Move your body in the morning to boost your health, immunity, and spirit.

Try these fun ways of moving:

Turn on your favorite music and dance with your kids. If you do not have kids, just pretend you are a kid and dance your heart out.

Go for a walk. As you walk, practice dimensional breathing (see the previous installment of Feel Better Now).

Practice becoming very aware of the sensations of your feet touching the earth (even better if you are barefoot).

Be intentional about smelling the air, feeling the texture of the trees and leaves as you rub your hands on them, and sense the sensation of the air on your skin.

Touch any nearby water and notice its temperature.

Listen to the birds as if you have never heard them before.

Be still and present with these sensations. Do not rush.

If you are wheel chair bound or bed ridden, practice moving what you can move to your favorite music.
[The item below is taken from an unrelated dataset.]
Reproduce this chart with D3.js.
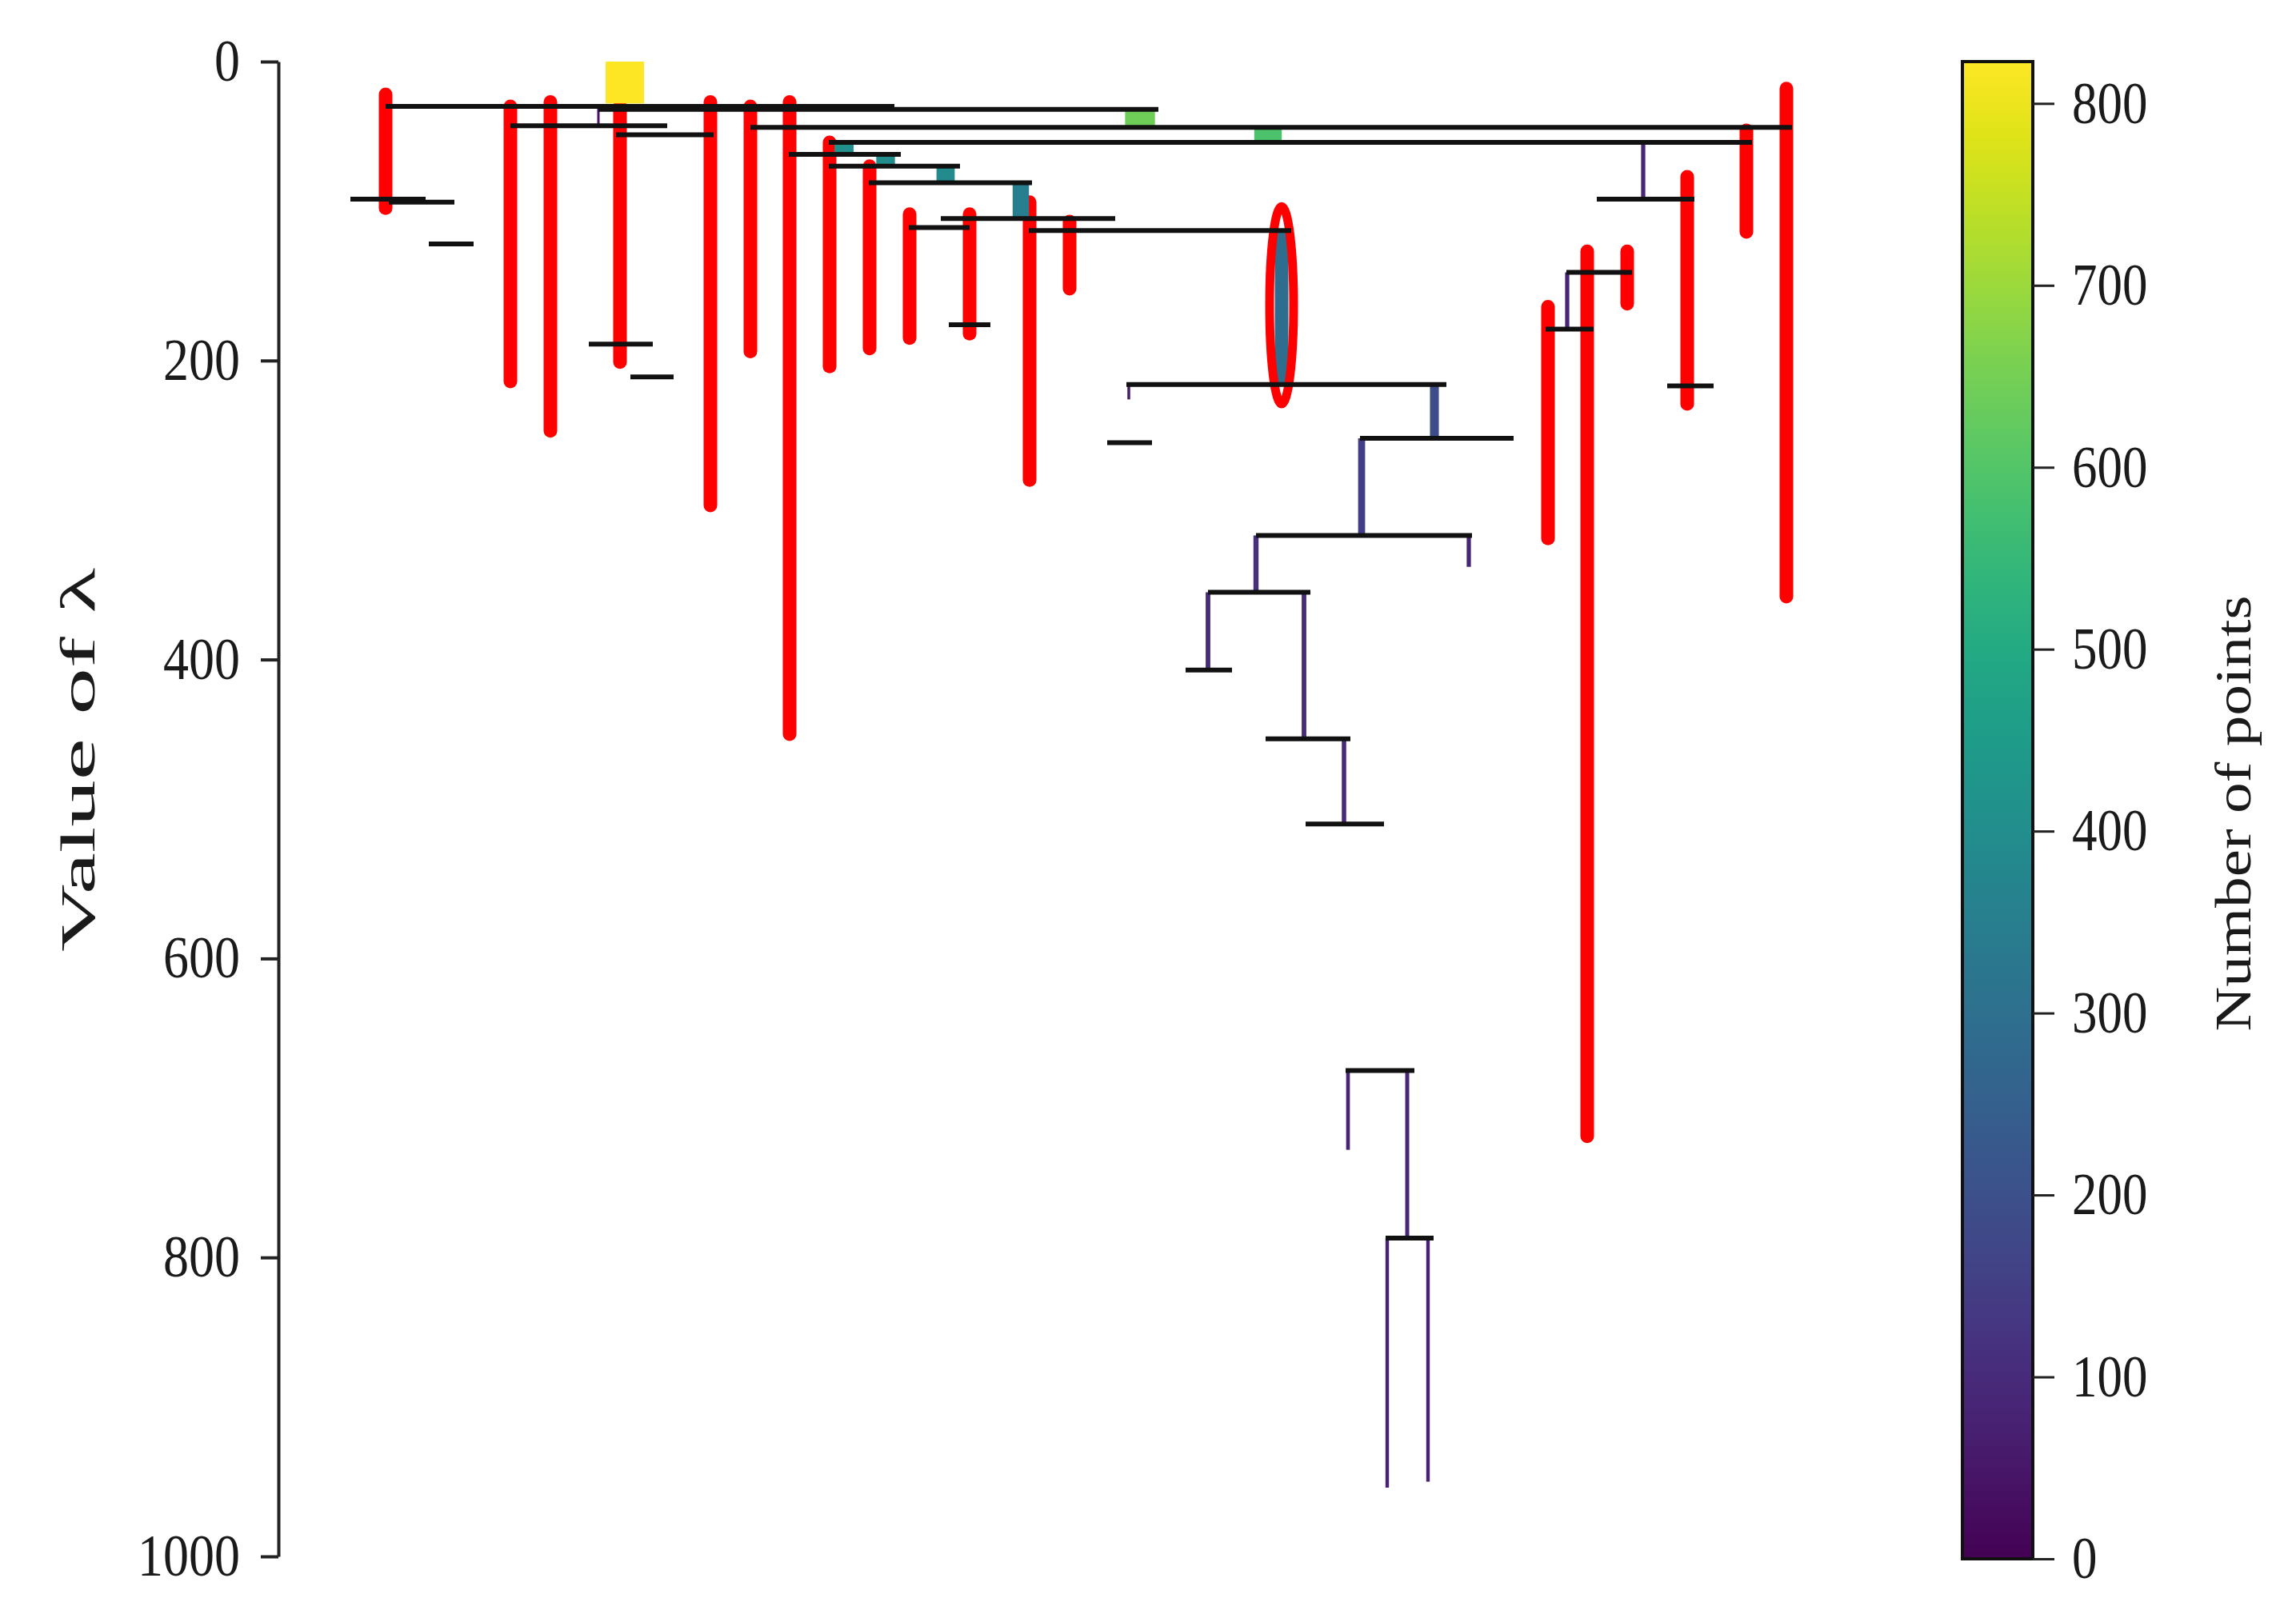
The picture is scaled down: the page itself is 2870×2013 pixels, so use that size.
<!DOCTYPE html>
<html>
<head>
<meta charset="UTF-8">
<script src="https://d3js.org/d3.v7.min.js"></script>
<style>
  body { margin: 0; background: #fff; }
  svg text { font-family: "Liberation Serif", "Times New Roman", serif; fill: #1a1a1a; }
</style>
</head>
<body>
<svg id="chart" width="2870" height="2013"></svg>
<script>
// condensed tree
// x = leaf position (0..1000), lambda values, n = number of points
const lambdaTicks = [0, 200, 400, 600, 800, 1000];
const countTicks = [0, 100, 200, 300, 400, 500, 600, 700, 800];
const countMax = 823;

// horizontal split lines: [lambda, x1, x2]
const splitLines = [
  [30, 67, 385], [32, 200, 550], [43, 145, 243], [49, 211, 272],
  [44, 295, 946], [54, 344, 921], [62, 319, 389], [70, 344, 426],
  [81, 369, 471], [105, 414, 523], [111, 394, 432], [113, 469, 633],
  [92, 45, 92], [94, 69, 110], [122, 94, 122], [189, 194, 234],
  [211, 220, 247], [176, 419, 445], [216, 530, 730], [255, 518, 546],
  [252, 676, 772], [317, 611, 746], [355, 581, 645], [407, 567, 596],
  [453, 617, 670], [510, 642, 691], [675, 667, 710], [787, 692, 722],
  [92, 824, 885], [217, 868, 897], [141, 805, 846], [179, 792, 822]
];

// branches: [x, lambda start, lambda end, n points]
const branches = [
  [216.5, 0, 28, 823], [200, 30, 43, 40], [538.5, 32, 43, 640],
  [618.5, 44, 54, 590], [353.5, 54, 62, 410], [379.5, 62, 70, 400],
  [417, 70, 81, 390], [464, 81, 105, 350], [627, 113, 216, 290],
  [722.5, 216, 252, 190], [677, 252, 317, 150], [611, 317, 355, 110],
  [744, 317, 338, 90], [581, 355, 407, 100], [641, 355, 453, 100],
  [666, 453, 510, 95], [668.5, 675, 728, 80], [705.5, 675, 787, 85],
  [693, 787, 954, 75], [718.5, 787, 950, 75], [853, 54, 92, 90],
  [805.5, 141, 179, 90], [531.5, 216, 226, 60]
];

// selected clusters: [x, lambda start, lambda end]
const selected = [
  [67, 22, 98], [145, 30, 214], [170, 27, 247], [213.5, 30, 201],
  [270, 27, 297], [295, 30, 194], [319.5, 27, 450], [344.5, 54, 204],
  [369.5, 70, 192], [394.5, 102, 185], [432, 102, 182], [469.5, 94, 280],
  [494.5, 107, 152], [793.5, 164, 319], [818, 127, 719], [843, 127, 162],
  [880.5, 77, 229], [917.5, 46, 114], [942.5, 18, 358]
];
const circled = [[627, 97, 229]];

const svg = d3.select("#chart");
svg.append("rect").attr("width", 2870).attr("height", 2013).attr("fill", "#fff");

const y = d3.scaleLinear().domain([0, 1000]).range([77, 1946]);
const x = d3.scaleLinear().domain([0, 1000]).range([348, 2348]);
const color = d3.scaleSequential(d3.interpolateViridis).domain([0, countMax]);
const barW = d3.scaleLinear().domain([0, countMax]).range([0, 48]);

const g = svg.append("g");

// selected clusters (red)
g.selectAll(".sel").data(selected).enter().append("line")
  .attr("x1", d => x(d[0])).attr("x2", d => x(d[0]))
  .attr("y1", d => y(d[1])).attr("y2", d => y(d[2]))
  .attr("stroke", "#ff0000").attr("stroke-width", 17)
  .attr("stroke-linecap", "round");

// branches
g.selectAll(".br").data(branches).enter().append("rect")
  .attr("x", d => x(d[0]) - Math.max(3, barW(d[3])) / 2)
  .attr("width", d => Math.max(3, barW(d[3])))
  .attr("y", d => y(d[1]))
  .attr("height", d => y(d[2]) - y(d[1]))
  .attr("fill", d => color(d[3]));

// circled cluster
g.selectAll(".circ").data(circled).enter().append("ellipse")
  .attr("cx", d => x(d[0]))
  .attr("cy", d => (y(d[1]) + y(d[2])) / 2)
  .attr("rx", 15)
  .attr("ry", d => (y(d[2]) - y(d[1])) / 2)
  .attr("fill", "none").attr("stroke", "#ff0000").attr("stroke-width", 11);

// split lines
g.selectAll(".hl").data(splitLines).enter().append("line")
  .attr("x1", d => x(d[1])).attr("x2", d => x(d[2]))
  .attr("y1", d => y(d[0])).attr("y2", d => y(d[0]))
  .attr("stroke", "#111").attr("stroke-width", 6);

// left axis
const ax = svg.append("g").attr("transform", "translate(348,0)")
  .call(d3.axisLeft(y).tickValues(lambdaTicks).tickFormat(d3.format("d"))
    .tickSize(22).tickSizeOuter(0).tickPadding(26));
ax.select(".domain").attr("stroke", "#222").attr("stroke-width", 4);
ax.selectAll(".tick line").attr("stroke", "#222").attr("stroke-width", 4);
ax.selectAll(".tick text")
  .attr("font-size", 64)
  .attr("font-family", "Liberation Serif")
  .attr("fill", "#1a1a1a")
  .attr("transform", "scale(1,1.15)");

svg.append("text")
  .attr("transform", "translate(118,950) rotate(-90)")
  .attr("text-anchor", "middle")
  .attr("font-size", 62)
  .attr("textLength", 480)
  .attr("lengthAdjust", "spacingAndGlyphs")
  .text("Value of λ");

// colorbar
const cb = { x: 2453, w: 88 };
const cy = d3.scaleLinear().domain([0, countMax]).range([1949, 77]);
const grad = svg.append("defs").append("linearGradient")
  .attr("id", "viridis").attr("x1", 0).attr("y1", 1).attr("x2", 0).attr("y2", 0);
d3.range(0, 1.0001, 0.05).forEach(t => {
  grad.append("stop").attr("offset", t).attr("stop-color", d3.interpolateViridis(t));
});
svg.append("rect")
  .attr("x", cb.x).attr("y", cy(countMax))
  .attr("width", cb.w).attr("height", cy(0) - cy(countMax))
  .attr("fill", "url(#viridis)")
  .attr("stroke", "#111").attr("stroke-width", 4);

const cax = svg.append("g").attr("transform", `translate(${cb.x + cb.w},0)`)
  .call(d3.axisRight(cy).tickValues(countTicks).tickSize(27).tickSizeOuter(0).tickPadding(22));
cax.select(".domain").remove();
cax.selectAll(".tick line").attr("stroke", "#222").attr("stroke-width", 3);
cax.selectAll(".tick text")
  .attr("font-size", 63)
  .attr("font-family", "Liberation Serif")
  .attr("fill", "#1a1a1a")
  .attr("transform", "scale(1,1.18)");

svg.append("text")
  .attr("transform", "translate(2813,1017) rotate(-90)")
  .attr("text-anchor", "middle")
  .attr("font-size", 64)
  .attr("textLength", 545)
  .attr("lengthAdjust", "spacingAndGlyphs")
  .text("Number of points");
</script>
</body>
</html>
This will still increase blood flow, oxygen, and endorphins.

Also, if you cannot walk, then focus on your breath, close your eyes, and imagine that you are taking a walk in your favorite outdoor scene.

Scientific studies have shown that when we engage the senses while visualizing an experience, the brain and body respond as if they are actually having that experience. Blood and oxygen flow increase and endorphins are released all the same. This can help reduce stress and boost immunity, even if you cannot move – you just have to use your imagination and engage your senses.

Engaging the senses will bring you fully into the present moment, helping to calm your mind and nervous system.